SPEAKING to SPHERE

SPEAKING.—Because, sister, your words are knocking out the brains of unfortunate me; you are speaking stones. So Shakespeare says, (above) “I will speak daggers to her, but use none;” and Aristophanes says, in one of his plays, “You have spoken roses to me.”

Riley’s Plautus.—The Aulularia, Act II. Scene 1.

Lys. He hath rid his prologue like a rough colt; he knows not the stop. It is not enough to speak, but to speak true.

Hip. Indeed he hath played on his prologue like a child on a recorder; a sound, but not in government.

The. His speech was like a tangled chain; nothing impaired, but all disordered.

Shakespeare.—Midsummer Night’s Dream, Act V. Scene 1.

SPEAKING.—Speaking thick, which nature made his blemish.

Shakespeare.—King Henry IV. Part II. Act II. Scene 3. (Lady Percy to Northumberland.)

SPECTACLES.—What a pair of spectacles is here!

Shakespeare.—Troilus and Cress. Act IV. Scene 4. (Pandarus.)

SPEECH.—Let your speech be alway with grace, seasoned with salt, that ye may know how ye ought to answer every man.

Colossians, Chap. IV. Verse 6.

A knavish speech sleeps in a foolish ear.

Shakespeare.—Hamlet, Act IV. Scene 2. (Hamlet to Rosencrantz.)

Speak the speech, I pray you, as I pronounced it to you, trippingly on the tongue: but if you mouth it, as many of your players do, I had as lief the town-crier spoke my lines. Nor do not saw the air too much—your hand thus: but use all gently: for in the very torrent, tempest, and (as I may say) the whirlwind of passion, you must acquire and beget a temperance, that may give it smoothness.

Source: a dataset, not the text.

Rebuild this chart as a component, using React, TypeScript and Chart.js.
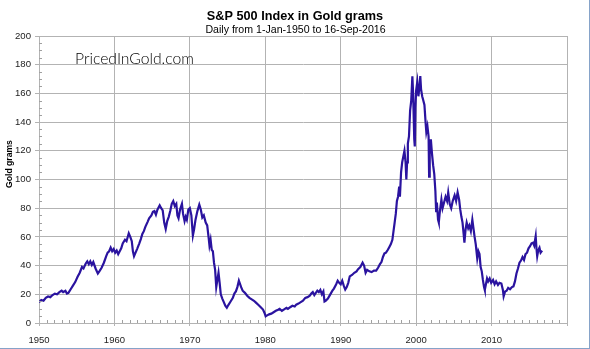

Shakespeare.—Hamlet, Act III. Scene 2. (The Prince and certain Players.)

O, it offends me to the soul, to see a robustious periwigpated fellow tear a passion to tatters, to very rags, to split the ears of the groundlings; who, for the most part, are capable of nothing but inexplicable dumb shows and noise: I could have such a fellow whipped for o’erdoing Termagant; it out-herods Herod: pray you, avoid it.

Shakespeare.—Hamlet. Act III. Scene 2. (The Prince to the Players.)

SPECULATION.—Thou hast no speculation in those eyes
Which thou dost glare with!

Shakespeare.—Macbeth, Act III. Scene 4. (Macbeth to the Ghost.)

SPHERE.—He comes: We two, like the twin stars, appear;
Never to shine together in one sphere.

Dryden.—Tyrannick Love, Act I. Scene 1.

Two stars keep not their motion in one sphere.

Shakespeare.—King Henry IV. Part I. Act V. Scene 4. (Prince Henry to Hotspur.)